● **Task directions**
Images must not appear in your copy; reproduce every other part of the records exactly.

----- Available records -----

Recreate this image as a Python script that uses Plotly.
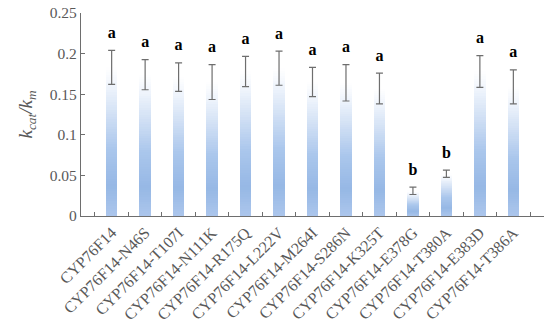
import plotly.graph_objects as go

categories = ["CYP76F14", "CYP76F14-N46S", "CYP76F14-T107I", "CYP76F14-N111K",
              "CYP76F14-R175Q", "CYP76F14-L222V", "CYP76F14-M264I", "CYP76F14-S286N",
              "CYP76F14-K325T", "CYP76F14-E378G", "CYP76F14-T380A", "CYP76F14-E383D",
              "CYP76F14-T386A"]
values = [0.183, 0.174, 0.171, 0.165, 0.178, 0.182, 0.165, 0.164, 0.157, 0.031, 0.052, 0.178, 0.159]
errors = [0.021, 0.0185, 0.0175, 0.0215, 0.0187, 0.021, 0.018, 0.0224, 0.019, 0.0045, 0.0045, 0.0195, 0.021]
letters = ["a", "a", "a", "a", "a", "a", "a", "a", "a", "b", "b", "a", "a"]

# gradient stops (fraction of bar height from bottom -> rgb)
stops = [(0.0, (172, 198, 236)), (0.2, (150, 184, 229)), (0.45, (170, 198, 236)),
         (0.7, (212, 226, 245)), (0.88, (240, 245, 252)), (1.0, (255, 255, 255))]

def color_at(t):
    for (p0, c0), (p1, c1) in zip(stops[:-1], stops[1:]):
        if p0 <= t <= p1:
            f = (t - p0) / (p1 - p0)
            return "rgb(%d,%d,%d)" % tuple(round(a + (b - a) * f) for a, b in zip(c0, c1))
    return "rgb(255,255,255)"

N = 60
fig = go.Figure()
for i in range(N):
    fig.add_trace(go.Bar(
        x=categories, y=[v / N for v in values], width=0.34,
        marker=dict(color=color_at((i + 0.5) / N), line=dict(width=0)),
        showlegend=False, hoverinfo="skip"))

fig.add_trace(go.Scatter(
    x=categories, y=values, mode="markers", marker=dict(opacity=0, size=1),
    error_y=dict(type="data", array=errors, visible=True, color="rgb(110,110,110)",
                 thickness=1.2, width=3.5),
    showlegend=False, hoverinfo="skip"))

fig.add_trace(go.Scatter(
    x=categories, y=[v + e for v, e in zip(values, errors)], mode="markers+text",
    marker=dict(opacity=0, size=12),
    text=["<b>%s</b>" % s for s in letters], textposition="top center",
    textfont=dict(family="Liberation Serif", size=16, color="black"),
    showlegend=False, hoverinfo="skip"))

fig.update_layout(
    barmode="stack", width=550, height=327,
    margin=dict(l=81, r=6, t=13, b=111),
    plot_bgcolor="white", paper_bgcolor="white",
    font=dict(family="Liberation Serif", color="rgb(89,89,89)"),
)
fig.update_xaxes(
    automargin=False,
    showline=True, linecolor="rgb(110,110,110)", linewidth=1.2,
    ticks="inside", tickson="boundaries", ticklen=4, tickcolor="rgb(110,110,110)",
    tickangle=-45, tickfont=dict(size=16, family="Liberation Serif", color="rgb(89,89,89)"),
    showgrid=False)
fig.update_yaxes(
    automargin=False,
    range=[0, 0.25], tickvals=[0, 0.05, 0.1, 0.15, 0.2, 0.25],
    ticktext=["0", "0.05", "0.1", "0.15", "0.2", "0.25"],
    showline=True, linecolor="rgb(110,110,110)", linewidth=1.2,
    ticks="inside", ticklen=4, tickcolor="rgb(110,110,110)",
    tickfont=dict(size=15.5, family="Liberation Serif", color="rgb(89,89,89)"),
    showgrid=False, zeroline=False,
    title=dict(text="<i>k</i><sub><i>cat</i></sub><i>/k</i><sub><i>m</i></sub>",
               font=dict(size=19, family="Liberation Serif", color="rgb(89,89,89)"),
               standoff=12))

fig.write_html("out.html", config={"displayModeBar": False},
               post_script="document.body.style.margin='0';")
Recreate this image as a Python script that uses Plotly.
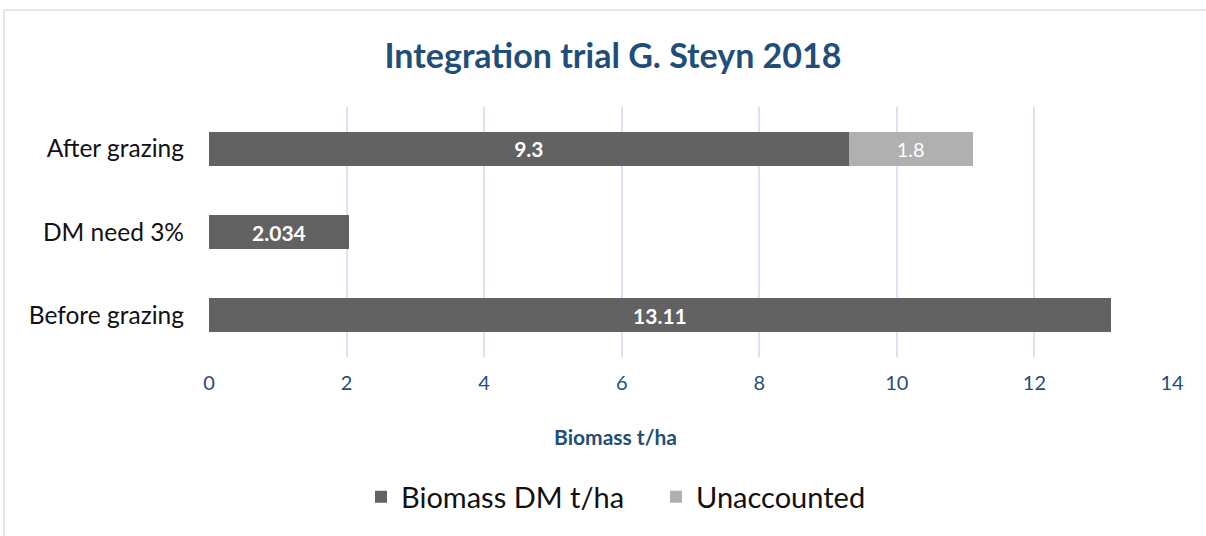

-----

● **Solved exercise**
Recreate this image as a Python script that uses Plotly.
import plotly.graph_objects as go

categories = ["CYP76F14", "CYP76F14-N46S", "CYP76F14-T107I", "CYP76F14-N111K",
              "CYP76F14-R175Q", "CYP76F14-L222V", "CYP76F14-M264I", "CYP76F14-S286N",
              "CYP76F14-K325T", "CYP76F14-E378G", "CYP76F14-T380A", "CYP76F14-E383D",
              "CYP76F14-T386A"]
values = [0.183, 0.174, 0.171, 0.165, 0.178, 0.182, 0.165, 0.164, 0.157, 0.031, 0.052, 0.178, 0.159]
errors = [0.021, 0.0185, 0.0175, 0.0215, 0.0187, 0.021, 0.018, 0.0224, 0.019, 0.0045, 0.0045, 0.0195, 0.021]
letters = ["a", "a", "a", "a", "a", "a", "a", "a", "a", "b", "b", "a", "a"]

# gradient stops (fraction of bar height from bottom -> rgb)
stops = [(0.0, (172, 198, 236)), (0.2, (150, 184, 229)), (0.45, (170, 198, 236)),
         (0.7, (212, 226, 245)), (0.88, (240, 245, 252)), (1.0, (255, 255, 255))]

def color_at(t):
    for (p0, c0), (p1, c1) in zip(stops[:-1], stops[1:]):
        if p0 <= t <= p1:
            f = (t - p0) / (p1 - p0)
            return "rgb(%d,%d,%d)" % tuple(round(a + (b - a) * f) for a, b in zip(c0, c1))
    return "rgb(255,255,255)"

N = 60
fig = go.Figure()
for i in range(N):
    fig.add_trace(go.Bar(
        x=categories, y=[v / N for v in values], width=0.34,
        marker=dict(color=color_at((i + 0.5) / N), line=dict(width=0)),
        showlegend=False, hoverinfo="skip"))

fig.add_trace(go.Scatter(
    x=categories, y=values, mode="markers", marker=dict(opacity=0, size=1),
    error_y=dict(type="data", array=errors, visible=True, color="rgb(110,110,110)",
                 thickness=1.2, width=3.5),
    showlegend=False, hoverinfo="skip"))

fig.add_trace(go.Scatter(
    x=categories, y=[v + e for v, e in zip(values, errors)], mode="markers+text",
    marker=dict(opacity=0, size=12),
    text=["<b>%s</b>" % s for s in letters], textposition="top center",
    textfont=dict(family="Liberation Serif", size=16, color="black"),
    showlegend=False, hoverinfo="skip"))

fig.update_layout(
    barmode="stack", width=550, height=327,
    margin=dict(l=81, r=6, t=13, b=111),
    plot_bgcolor="white", paper_bgcolor="white",
    font=dict(family="Liberation Serif", color="rgb(89,89,89)"),
)
fig.update_xaxes(
    automargin=False,
    showline=True, linecolor="rgb(110,110,110)", linewidth=1.2,
    ticks="inside", tickson="boundaries", ticklen=4, tickcolor="rgb(110,110,110)",
    tickangle=-45, tickfont=dict(size=16, family="Liberation Serif", color="rgb(89,89,89)"),
    showgrid=False)
fig.update_yaxes(
    automargin=False,
    range=[0, 0.25], tickvals=[0, 0.05, 0.1, 0.15, 0.2, 0.25],
    ticktext=["0", "0.05", "0.1", "0.15", "0.2", "0.25"],
    showline=True, linecolor="rgb(110,110,110)", linewidth=1.2,
    ticks="inside", ticklen=4, tickcolor="rgb(110,110,110)",
    tickfont=dict(size=15.5, family="Liberation Serif", color="rgb(89,89,89)"),
    showgrid=False, zeroline=False,
    title=dict(text="<i>k</i><sub><i>cat</i></sub><i>/k</i><sub><i>m</i></sub>",
               font=dict(size=19, family="Liberation Serif", color="rgb(89,89,89)"),
               standoff=12))

fig.write_html("out.html", config={"displayModeBar": False},
               post_script="document.body.style.margin='0';")
Recreate this image as a Python script that uses Plotly.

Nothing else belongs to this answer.